● CHALLENGE:
Skip the images and return the records below exactly.

Records with drawing code:
□ □ □
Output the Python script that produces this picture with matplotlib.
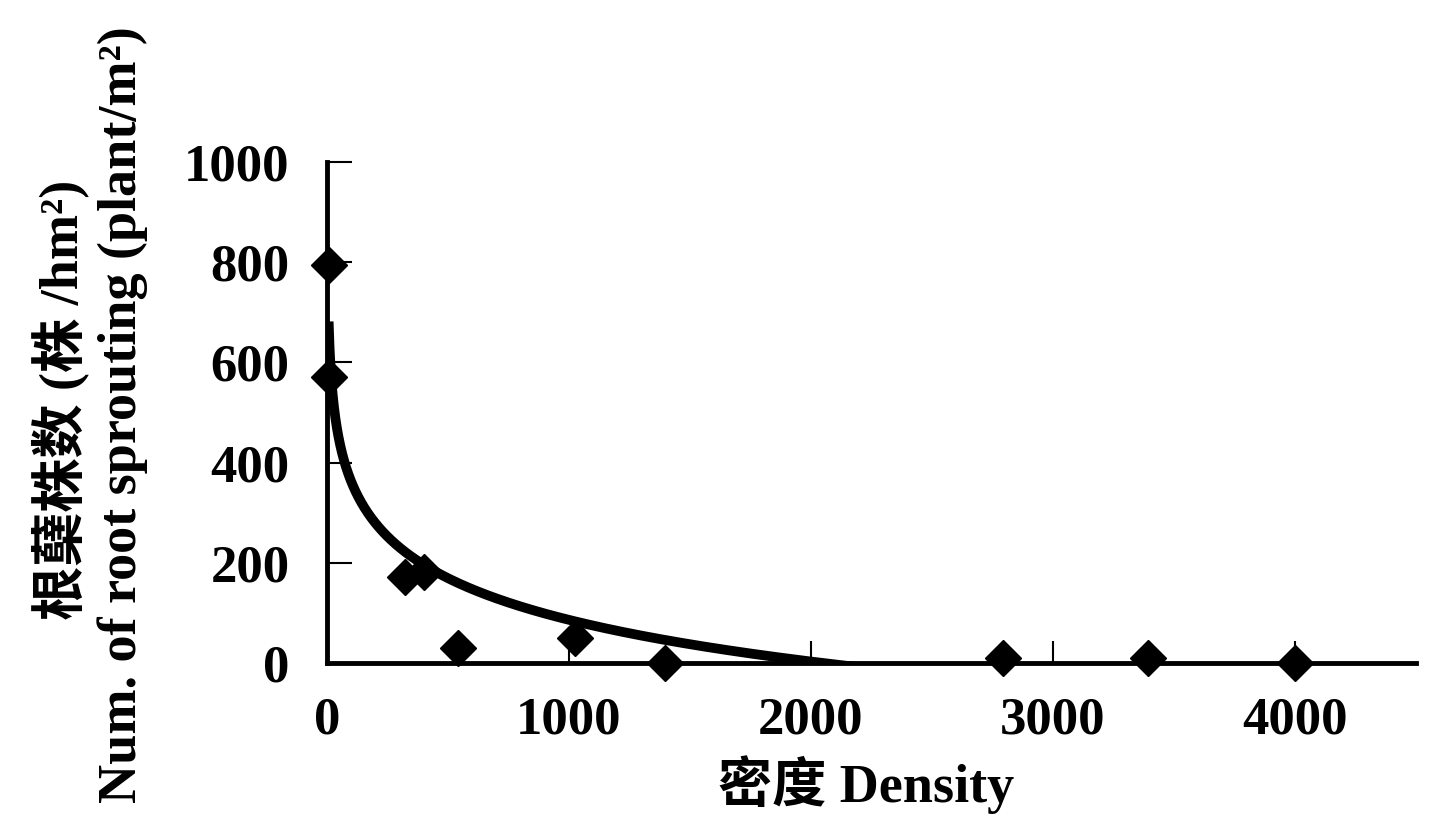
import numpy as np
import matplotlib
matplotlib.use("Agg")
import matplotlib.pyplot as plt

# --- data ---
density = [7, 7, 322, 401, 541, 1025, 1397, 2793, 3393, 4000]
sprouts = [795, 571, 172, 182, 30, 50, 0, 10, 10, 0]

# logarithmic trendline y = a - b*ln(x), drawn over the data range
trend_a = 915
trend_b = 120

x_ticks = [0, 1000, 2000, 3000, 4000]
y_ticks = [0, 200, 400, 600, 800, 1000]

FONT = ["Liberation Serif", "Noto Sans CJK SC", "DejaVu Sans"]
plt.rcParams["font.family"] = FONT
plt.rcParams["font.weight"] = "bold"

fig = plt.figure(figsize=(14.29, 8.25), dpi=100)
fig.patch.set_facecolor("white")
ax = fig.add_axes([0.2288, 0.1964, 0.762, 0.6073])

tx = np.linspace(min(density), max(density), 2000)
ty = trend_a - trend_b * np.log(tx)
ax.plot(tx, ty, color="black", lw=7, solid_capstyle="butt", zorder=3)

ax.plot(density, sprouts, linestyle="none", marker="D", ms=18,
        color="black", mec="black", clip_on=False, zorder=4)

ax.set_xlim(0, 4500)
ax.set_ylim(0, 1000)
ax.set_xticks(x_ticks)
ax.set_yticks(y_ticks)

for s in ["top", "right"]:
    ax.spines[s].set_visible(False)
for s in ["left", "bottom"]:
    ax.spines[s].set_linewidth(3.5)
    ax.spines[s].set_color("black")

ax.tick_params(axis="y", direction="in", length=18, width=1.5,
               labelsize=38, pad=27)
ax.tick_params(axis="x", direction="in", length=16, width=1.5,
               labelsize=38, pad=24)
for lab in ax.get_xticklabels() + ax.get_yticklabels():
    lab.set_fontweight("bold")

ax.set_xlabel("密度 Density", fontsize=39, fontweight="bold", va="center")
ax.xaxis.set_label_coords(0.495, -0.2435)

fig.text(60 / 1429, 1 - 400 / 825, "根蘖株数 (株 /hm²)",
         rotation=90, ha="center", va="center", fontsize=39,
         fontweight="bold")
fig.text(123 / 1429, 1 - 415 / 825,
         "Num. of root sprouting (plant/m²)",
         rotation=90, ha="center", va="center", fontsize=39,
         fontweight="bold")

fig.savefig("out.png", dpi=100, facecolor="white")
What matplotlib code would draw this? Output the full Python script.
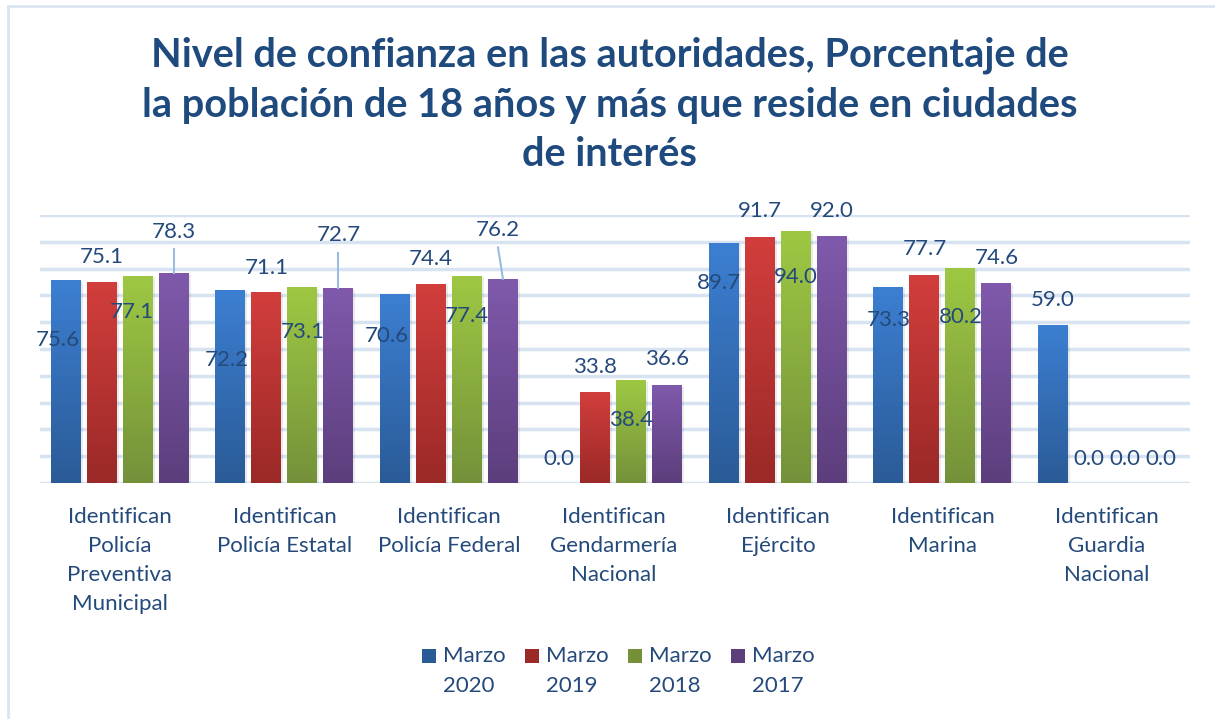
import numpy as np
import matplotlib.pyplot as plt
from matplotlib.colors import LinearSegmentedColormap
from matplotlib.patches import Rectangle
from matplotlib.lines import Line2D

# data
categories = ['Identifican\nPolicía\nPreventiva\nMunicipal', 'Identifican\nPolicía Estatal',
              'Identifican\nPolicía Federal', 'Identifican\nGendarmería\nNacional',
              'Identifican\nEjército', 'Identifican\nMarina', 'Identifican\nGuardia\nNacional']
series = ['Marzo\n2020', 'Marzo\n2019', 'Marzo\n2018', 'Marzo\n2017']
marzo_2020 = [75.6, 72.2, 70.6, 0.0, 89.7, 73.3, 59.0]
marzo_2019 = [75.1, 71.1, 74.4, 33.8, 91.7, 77.7, 0.0]
marzo_2018 = [77.1, 73.1, 77.4, 38.4, 94.0, 80.2, 0.0]
marzo_2017 = [78.3, 72.7, 76.2, 36.6, 92.0, 74.6, 0.0]
values = [marzo_2020, marzo_2019, marzo_2018, marzo_2017]

# colours (top, bottom) of the gradient fill
grads = [('#3c7fd2', '#2b5b97'), ('#d23e3c', '#9a2927'),
         ('#9ec843', '#74913a'), ('#8059ac', '#5c3e7c')]

# label placement (layout only): vertical offset from bar top, horizontal shift
lab_dy = [[-22.2, -26.3, -15.7, 9.0, -15.1, -12.5, 9.3],
          [9.2, 9.1, 9.2, 9.5, 9.8, 9.6, 9.0],
          [-13.3, -16.8, -15.1, -14.9, -17.1, -18.3, 9.0],
          [15.4, 19.8, 18.2, 9.7, 9.5, 9.4, 9.0]]
lab_dx = [[-0.05, -0.02, -0.05, 0, -0.03, 0, 0],
          [0, 0, 0, 0, 0, 0, 0],
          [-0.035, 0, 0, 0, 0, 0, 0],
          [0, 0, -0.03, 0, 0, 0, 0]]
leader = [(3, 0), (3, 1), (3, 2)]

txt = '#24497b'
plt.rcParams['font.family'] = ['Lato', 'DejaVu Sans']

fig = plt.figure(figsize=(12.15, 7.19), dpi=100)
ax = fig.add_axes([0.0329, 0.3282, 0.9465, 0.3727])

x = np.arange(len(categories))
step = 0.219
width = 0.182
for i, vals in enumerate(values):
    top, bot = grads[i]
    cmap = LinearSegmentedColormap.from_list('g%d' % i, [bot, top])
    pos = x + (i - 1.5) * step
    bars = ax.bar(pos, vals, width, color=top, zorder=3)
    for b, v in zip(bars, vals):
        if v <= 0:
            continue
        # soft shadow
        ax.add_patch(Rectangle((b.get_x() + 0.012, 0), width, v - 0.6,
                               color='#000000', alpha=0.08, zorder=2, lw=0))
        grad = np.linspace(0, 1, 256).reshape(-1, 1)
        im = ax.imshow(grad, cmap=cmap, origin='lower', aspect='auto',
                       extent=(b.get_x(), b.get_x() + width, 0, v), zorder=3.5)
        im.set_clip_path(b)
    for j, v in enumerate(vals):
        ax.text(pos[j] + lab_dx[i][j], v + lab_dy[i][j], '%.1f' % v,
                ha='center', va='center', fontsize=16, color=txt, zorder=5)

for i, j in leader:
    px = x[j] + (i - 1.5) * step
    v = values[i][j]
    tx = px + lab_dx[i][j]
    ax.plot([tx, px], [v + lab_dy[i][j] - 6.5, v], color='#9dbbe0', lw=1.5, zorder=4)

for g in range(0, 101, 10):
    ax.axhline(g, color='#d7e3f1', lw=2.5, zorder=1)

ax.set_ylim(0, 100)
ax.set_xlim(-0.486, 6.505)
ax.set_xticks(x)
ax.set_xticklabels(categories, fontsize=16, color=txt, linespacing=1.57)
ax.tick_params(axis='x', length=0, pad=17)
ax.set_yticks([])
for s in ax.spines.values():
    s.set_visible(False)
ax.patch.set_alpha(0)

title_lines = ['Nivel de confianza en las autoridades, Porcentaje de',
               'la población de 18 años y más que reside en ciudades',
               'de interés']
for k, t in enumerate(title_lines):
    fig.text(0.502, 1 - (55 + 50 * k) / 719, t, ha='center', va='center',
             fontsize=28.6, fontweight='bold', color='#1f4a7d')

# legend: square beside the first line, text left aligned
W, H = 1215.0, 719.0
for k, name in enumerate(series):
    x0 = 422 + 103 * k
    top, bot = grads[k]
    fig.add_artist(Rectangle((x0 / W, 1 - 663 / H), 14 / W, 14 / H,
                             transform=fig.transFigure, facecolor=bot,
                             edgecolor='none'))
    first, second = name.split('\n')
    fig.text((x0 + 21) / W, 1 - 656 / H, first, ha='left', va='center',
             fontsize=16, color=txt)
    fig.text((x0 + 21) / W, 1 - 686 / H, second, ha='left', va='center',
             fontsize=16, color=txt)

# chart area border (top and left only)
fig.add_artist(Line2D([8 / W, 1], [1 - 6 / H, 1 - 6 / H], transform=fig.transFigure,
                      color='#dbe5f1', lw=2))
fig.add_artist(Line2D([8 / W, 8 / W], [0, 1 - 6 / H], transform=fig.transFigure,
                      color='#dbe5f1', lw=2))

fig.savefig('out.png', dpi=100)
□ □ □
● RESULT OF THE TASK:
Output the Python script that produces this picture with matplotlib.
import numpy as np
import matplotlib
matplotlib.use("Agg")
import matplotlib.pyplot as plt

# --- data ---
density = [7, 7, 322, 401, 541, 1025, 1397, 2793, 3393, 4000]
sprouts = [795, 571, 172, 182, 30, 50, 0, 10, 10, 0]

# logarithmic trendline y = a - b*ln(x), drawn over the data range
trend_a = 915
trend_b = 120

x_ticks = [0, 1000, 2000, 3000, 4000]
y_ticks = [0, 200, 400, 600, 800, 1000]

FONT = ["Liberation Serif", "Noto Sans CJK SC", "DejaVu Sans"]
plt.rcParams["font.family"] = FONT
plt.rcParams["font.weight"] = "bold"

fig = plt.figure(figsize=(14.29, 8.25), dpi=100)
fig.patch.set_facecolor("white")
ax = fig.add_axes([0.2288, 0.1964, 0.762, 0.6073])

tx = np.linspace(min(density), max(density), 2000)
ty = trend_a - trend_b * np.log(tx)
ax.plot(tx, ty, color="black", lw=7, solid_capstyle="butt", zorder=3)

ax.plot(density, sprouts, linestyle="none", marker="D", ms=18,
        color="black", mec="black", clip_on=False, zorder=4)

ax.set_xlim(0, 4500)
ax.set_ylim(0, 1000)
ax.set_xticks(x_ticks)
ax.set_yticks(y_ticks)

for s in ["top", "right"]:
    ax.spines[s].set_visible(False)
for s in ["left", "bottom"]:
    ax.spines[s].set_linewidth(3.5)
    ax.spines[s].set_color("black")

ax.tick_params(axis="y", direction="in", length=18, width=1.5,
               labelsize=38, pad=27)
ax.tick_params(axis="x", direction="in", length=16, width=1.5,
               labelsize=38, pad=24)
for lab in ax.get_xticklabels() + ax.get_yticklabels():
    lab.set_fontweight("bold")

ax.set_xlabel("密度 Density", fontsize=39, fontweight="bold", va="center")
ax.xaxis.set_label_coords(0.495, -0.2435)

fig.text(60 / 1429, 1 - 400 / 825, "根蘖株数 (株 /hm²)",
         rotation=90, ha="center", va="center", fontsize=39,
         fontweight="bold")
fig.text(123 / 1429, 1 - 415 / 825,
         "Num. of root sprouting (plant/m²)",
         rotation=90, ha="center", va="center", fontsize=39,
         fontweight="bold")

fig.savefig("out.png", dpi=100, facecolor="white")
What matplotlib code would draw this? Output the full Python script.
import numpy as np
import matplotlib.pyplot as plt
from matplotlib.colors import LinearSegmentedColormap
from matplotlib.patches import Rectangle
from matplotlib.lines import Line2D

# data
categories = ['Identifican\nPolicía\nPreventiva\nMunicipal', 'Identifican\nPolicía Estatal',
              'Identifican\nPolicía Federal', 'Identifican\nGendarmería\nNacional',
              'Identifican\nEjército', 'Identifican\nMarina', 'Identifican\nGuardia\nNacional']
series = ['Marzo\n2020', 'Marzo\n2019', 'Marzo\n2018', 'Marzo\n2017']
marzo_2020 = [75.6, 72.2, 70.6, 0.0, 89.7, 73.3, 59.0]
marzo_2019 = [75.1, 71.1, 74.4, 33.8, 91.7, 77.7, 0.0]
marzo_2018 = [77.1, 73.1, 77.4, 38.4, 94.0, 80.2, 0.0]
marzo_2017 = [78.3, 72.7, 76.2, 36.6, 92.0, 74.6, 0.0]
values = [marzo_2020, marzo_2019, marzo_2018, marzo_2017]

# colours (top, bottom) of the gradient fill
grads = [('#3c7fd2', '#2b5b97'), ('#d23e3c', '#9a2927'),
         ('#9ec843', '#74913a'), ('#8059ac', '#5c3e7c')]

# label placement (layout only): vertical offset from bar top, horizontal shift
lab_dy = [[-22.2, -26.3, -15.7, 9.0, -15.1, -12.5, 9.3],
          [9.2, 9.1, 9.2, 9.5, 9.8, 9.6, 9.0],
          [-13.3, -16.8, -15.1, -14.9, -17.1, -18.3, 9.0],
          [15.4, 19.8, 18.2, 9.7, 9.5, 9.4, 9.0]]
lab_dx = [[-0.05, -0.02, -0.05, 0, -0.03, 0, 0],
          [0, 0, 0, 0, 0, 0, 0],
          [-0.035, 0, 0, 0, 0, 0, 0],
          [0, 0, -0.03, 0, 0, 0, 0]]
leader = [(3, 0), (3, 1), (3, 2)]

txt = '#24497b'
plt.rcParams['font.family'] = ['Lato', 'DejaVu Sans']

fig = plt.figure(figsize=(12.15, 7.19), dpi=100)
ax = fig.add_axes([0.0329, 0.3282, 0.9465, 0.3727])

x = np.arange(len(categories))
step = 0.219
width = 0.182
for i, vals in enumerate(values):
    top, bot = grads[i]
    cmap = LinearSegmentedColormap.from_list('g%d' % i, [bot, top])
    pos = x + (i - 1.5) * step
    bars = ax.bar(pos, vals, width, color=top, zorder=3)
    for b, v in zip(bars, vals):
        if v <= 0:
            continue
        # soft shadow
        ax.add_patch(Rectangle((b.get_x() + 0.012, 0), width, v - 0.6,
                               color='#000000', alpha=0.08, zorder=2, lw=0))
        grad = np.linspace(0, 1, 256).reshape(-1, 1)
        im = ax.imshow(grad, cmap=cmap, origin='lower', aspect='auto',
                       extent=(b.get_x(), b.get_x() + width, 0, v), zorder=3.5)
        im.set_clip_path(b)
    for j, v in enumerate(vals):
        ax.text(pos[j] + lab_dx[i][j], v + lab_dy[i][j], '%.1f' % v,
                ha='center', va='center', fontsize=16, color=txt, zorder=5)

for i, j in leader:
    px = x[j] + (i - 1.5) * step
    v = values[i][j]
    tx = px + lab_dx[i][j]
    ax.plot([tx, px], [v + lab_dy[i][j] - 6.5, v], color='#9dbbe0', lw=1.5, zorder=4)

for g in range(0, 101, 10):
    ax.axhline(g, color='#d7e3f1', lw=2.5, zorder=1)

ax.set_ylim(0, 100)
ax.set_xlim(-0.486, 6.505)
ax.set_xticks(x)
ax.set_xticklabels(categories, fontsize=16, color=txt, linespacing=1.57)
ax.tick_params(axis='x', length=0, pad=17)
ax.set_yticks([])
for s in ax.spines.values():
    s.set_visible(False)
ax.patch.set_alpha(0)

title_lines = ['Nivel de confianza en las autoridades, Porcentaje de',
               'la población de 18 años y más que reside en ciudades',
               'de interés']
for k, t in enumerate(title_lines):
    fig.text(0.502, 1 - (55 + 50 * k) / 719, t, ha='center', va='center',
             fontsize=28.6, fontweight='bold', color='#1f4a7d')

# legend: square beside the first line, text left aligned
W, H = 1215.0, 719.0
for k, name in enumerate(series):
    x0 = 422 + 103 * k
    top, bot = grads[k]
    fig.add_artist(Rectangle((x0 / W, 1 - 663 / H), 14 / W, 14 / H,
                             transform=fig.transFigure, facecolor=bot,
                             edgecolor='none'))
    first, second = name.split('\n')
    fig.text((x0 + 21) / W, 1 - 656 / H, first, ha='left', va='center',
             fontsize=16, color=txt)
    fig.text((x0 + 21) / W, 1 - 686 / H, second, ha='left', va='center',
             fontsize=16, color=txt)

# chart area border (top and left only)
fig.add_artist(Line2D([8 / W, 1], [1 - 6 / H, 1 - 6 / H], transform=fig.transFigure,
                      color='#dbe5f1', lw=2))
fig.add_artist(Line2D([8 / W, 8 / W], [0, 1 - 6 / H], transform=fig.transFigure,
                      color='#dbe5f1', lw=2))

fig.savefig('out.png', dpi=100)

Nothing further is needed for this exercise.